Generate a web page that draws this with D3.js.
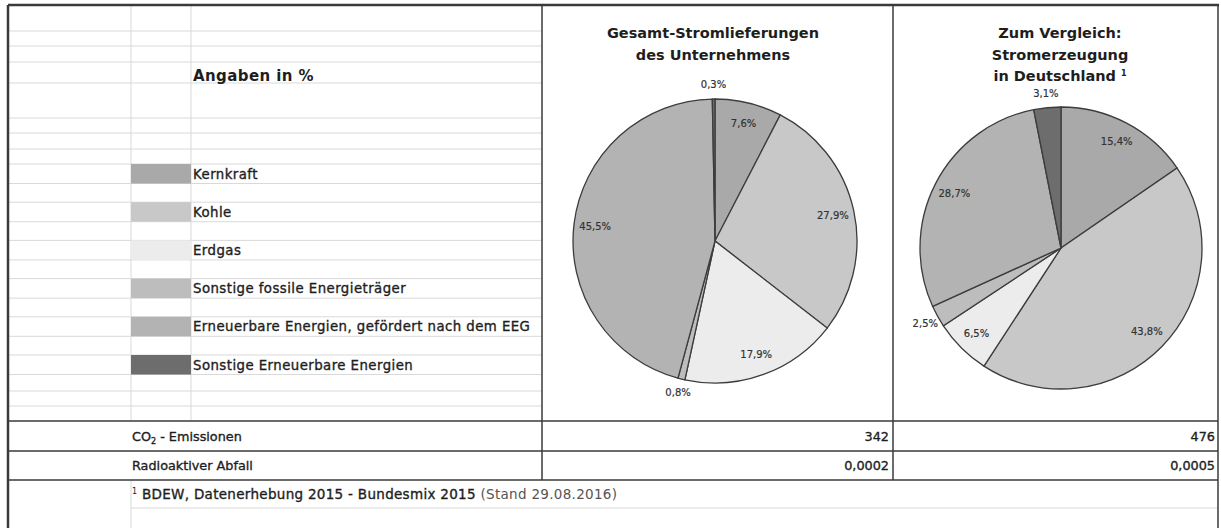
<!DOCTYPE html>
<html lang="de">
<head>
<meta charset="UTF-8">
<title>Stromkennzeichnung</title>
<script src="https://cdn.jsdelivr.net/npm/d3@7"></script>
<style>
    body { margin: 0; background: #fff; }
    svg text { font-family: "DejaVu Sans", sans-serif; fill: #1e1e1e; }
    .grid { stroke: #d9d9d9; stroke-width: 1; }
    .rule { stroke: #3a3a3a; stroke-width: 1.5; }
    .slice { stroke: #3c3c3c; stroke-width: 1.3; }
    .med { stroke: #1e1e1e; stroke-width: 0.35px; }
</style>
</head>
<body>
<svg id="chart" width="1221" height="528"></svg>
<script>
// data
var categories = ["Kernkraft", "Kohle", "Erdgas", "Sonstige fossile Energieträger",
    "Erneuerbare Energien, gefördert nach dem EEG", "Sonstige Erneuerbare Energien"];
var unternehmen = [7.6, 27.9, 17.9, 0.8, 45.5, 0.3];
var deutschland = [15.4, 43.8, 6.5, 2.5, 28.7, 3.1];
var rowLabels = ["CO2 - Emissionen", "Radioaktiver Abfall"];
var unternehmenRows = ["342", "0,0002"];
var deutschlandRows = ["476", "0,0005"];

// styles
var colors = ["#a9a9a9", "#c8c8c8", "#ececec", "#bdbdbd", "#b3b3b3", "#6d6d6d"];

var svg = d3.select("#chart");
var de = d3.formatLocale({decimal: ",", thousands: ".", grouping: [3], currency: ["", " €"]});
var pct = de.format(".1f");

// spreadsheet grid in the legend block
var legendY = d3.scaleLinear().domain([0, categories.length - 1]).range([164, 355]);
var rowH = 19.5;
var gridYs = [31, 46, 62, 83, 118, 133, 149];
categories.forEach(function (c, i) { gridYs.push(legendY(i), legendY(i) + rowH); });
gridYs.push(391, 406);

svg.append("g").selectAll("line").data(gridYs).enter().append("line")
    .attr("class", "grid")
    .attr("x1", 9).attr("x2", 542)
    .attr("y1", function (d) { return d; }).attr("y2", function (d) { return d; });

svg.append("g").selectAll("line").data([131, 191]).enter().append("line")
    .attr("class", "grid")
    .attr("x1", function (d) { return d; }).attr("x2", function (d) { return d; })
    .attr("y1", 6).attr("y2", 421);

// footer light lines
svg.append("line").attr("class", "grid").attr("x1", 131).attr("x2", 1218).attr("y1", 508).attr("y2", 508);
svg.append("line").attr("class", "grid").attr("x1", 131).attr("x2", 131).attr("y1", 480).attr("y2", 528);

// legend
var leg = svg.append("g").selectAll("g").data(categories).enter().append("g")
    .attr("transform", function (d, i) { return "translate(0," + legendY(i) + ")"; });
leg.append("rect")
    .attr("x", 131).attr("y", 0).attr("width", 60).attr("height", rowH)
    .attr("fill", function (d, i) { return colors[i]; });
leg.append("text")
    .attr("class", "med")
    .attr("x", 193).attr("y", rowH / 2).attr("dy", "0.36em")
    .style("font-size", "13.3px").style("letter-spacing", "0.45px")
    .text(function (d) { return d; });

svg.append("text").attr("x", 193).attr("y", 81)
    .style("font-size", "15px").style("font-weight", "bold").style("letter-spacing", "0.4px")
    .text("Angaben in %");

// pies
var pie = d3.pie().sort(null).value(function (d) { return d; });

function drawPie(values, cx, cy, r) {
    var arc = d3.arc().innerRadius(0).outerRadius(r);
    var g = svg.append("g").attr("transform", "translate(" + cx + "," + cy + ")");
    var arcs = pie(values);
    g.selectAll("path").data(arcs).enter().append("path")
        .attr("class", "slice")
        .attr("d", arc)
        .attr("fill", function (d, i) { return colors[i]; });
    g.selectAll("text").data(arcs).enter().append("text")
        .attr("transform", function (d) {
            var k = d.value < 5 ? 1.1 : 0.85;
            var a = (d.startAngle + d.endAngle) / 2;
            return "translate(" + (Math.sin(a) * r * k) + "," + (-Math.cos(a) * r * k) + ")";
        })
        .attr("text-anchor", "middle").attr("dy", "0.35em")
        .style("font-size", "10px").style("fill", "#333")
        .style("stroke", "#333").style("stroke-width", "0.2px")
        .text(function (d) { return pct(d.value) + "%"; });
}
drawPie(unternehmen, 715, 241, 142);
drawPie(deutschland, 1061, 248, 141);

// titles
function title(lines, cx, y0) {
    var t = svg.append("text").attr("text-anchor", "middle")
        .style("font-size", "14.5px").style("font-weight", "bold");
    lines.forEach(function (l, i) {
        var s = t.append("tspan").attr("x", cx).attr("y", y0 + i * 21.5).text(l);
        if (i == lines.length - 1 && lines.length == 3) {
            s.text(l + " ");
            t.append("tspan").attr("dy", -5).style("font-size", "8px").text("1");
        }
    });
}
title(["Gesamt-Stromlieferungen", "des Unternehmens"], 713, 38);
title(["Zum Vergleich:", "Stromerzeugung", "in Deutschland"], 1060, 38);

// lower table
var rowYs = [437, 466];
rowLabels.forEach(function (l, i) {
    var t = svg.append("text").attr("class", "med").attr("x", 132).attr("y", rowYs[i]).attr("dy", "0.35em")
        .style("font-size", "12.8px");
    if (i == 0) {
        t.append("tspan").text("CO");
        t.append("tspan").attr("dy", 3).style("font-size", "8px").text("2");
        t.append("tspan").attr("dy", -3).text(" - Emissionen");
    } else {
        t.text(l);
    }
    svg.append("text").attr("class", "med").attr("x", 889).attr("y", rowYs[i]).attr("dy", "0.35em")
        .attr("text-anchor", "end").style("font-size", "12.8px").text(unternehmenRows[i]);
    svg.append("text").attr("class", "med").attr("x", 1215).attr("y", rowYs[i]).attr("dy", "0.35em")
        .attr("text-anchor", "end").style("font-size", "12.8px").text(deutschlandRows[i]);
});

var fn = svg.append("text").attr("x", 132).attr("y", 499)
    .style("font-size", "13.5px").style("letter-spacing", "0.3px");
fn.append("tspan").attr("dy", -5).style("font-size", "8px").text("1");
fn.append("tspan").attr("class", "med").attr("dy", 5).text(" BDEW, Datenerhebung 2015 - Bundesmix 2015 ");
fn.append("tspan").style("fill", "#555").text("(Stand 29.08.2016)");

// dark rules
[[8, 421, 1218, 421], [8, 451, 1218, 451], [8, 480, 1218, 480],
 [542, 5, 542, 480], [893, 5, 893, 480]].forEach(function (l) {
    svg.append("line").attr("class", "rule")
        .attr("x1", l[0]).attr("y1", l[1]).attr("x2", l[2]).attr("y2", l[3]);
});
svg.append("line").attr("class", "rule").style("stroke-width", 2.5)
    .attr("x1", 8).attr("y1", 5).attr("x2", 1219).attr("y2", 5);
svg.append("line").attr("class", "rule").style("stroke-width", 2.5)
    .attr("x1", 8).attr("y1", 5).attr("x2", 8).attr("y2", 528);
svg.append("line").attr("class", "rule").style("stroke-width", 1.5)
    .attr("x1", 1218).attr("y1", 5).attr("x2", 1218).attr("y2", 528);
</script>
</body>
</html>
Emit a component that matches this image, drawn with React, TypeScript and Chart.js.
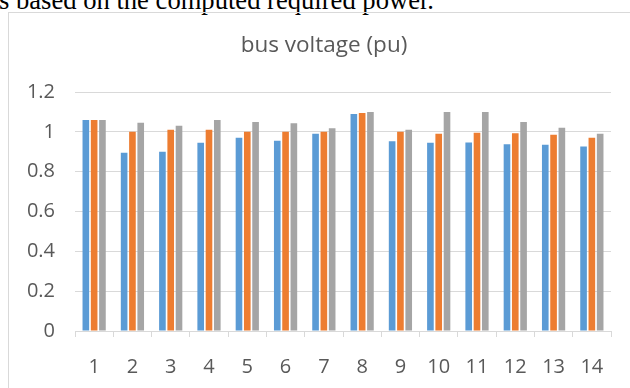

+===+

Report only how many lines in the entries contain "that".

2